This black lace shawl is rectangular with a hem bordering on three sides. The corners with the hem are rounded while the side without a hem has pointed corners. The hem has some damage and has a brown color in many places. Where it is discolored the also is also very delicate. The hem has a floral pattern that creates a scalloped border with flowers shaping the undulating rhythm. This floral pattern is different than that on the body of the shawl. On the hem the flowers are much smaller. The body of the shawl has a reapeated floral pattern with one large flower surrounded by a twisting design of leaves and stems. There are a couple isolated places where this lace is damaged by small holes but it is in much better shape compared to the hem.
Needle point lace originated in Greece and Italy c.a. 1500. Originally lace was mostly sitff geometric designs for adorning religious garb. Now floral patterns like this one dominate lace design.

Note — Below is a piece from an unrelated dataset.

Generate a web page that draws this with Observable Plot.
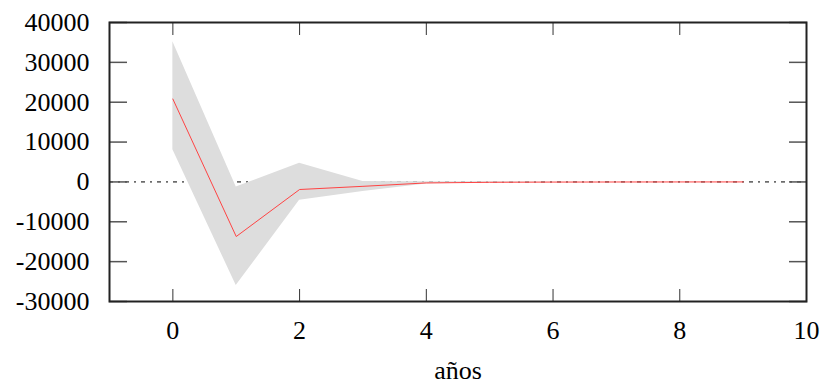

Despina and her husband George Kremidas lived in the Greek village of Dessila, Greece. Dessila is a tiny village in the area of Messenia on the Peloponnese. Their daughter Angeliki, the third of five children, was the only member of the immediate family to emmigrate to America. While living in New England, she married Nicholas Apostolos and subsequently gave birth to two sons: George and James. The family moved to Michigan and both sons served in the military during World War II. Afterwards both sons earned degrees from Worsham College of Mortuary Scieince in Chicago and opened a mortuary in Muskegon, Michigan together. James married Geraldine Pavlis. In 1960 the two left to visit his family in Greece, however, on the day of their departure George Kremidas (James' grandfather) passed away at the age of 98. The personal artifacts included in this accession were given to the Apostles during this trip.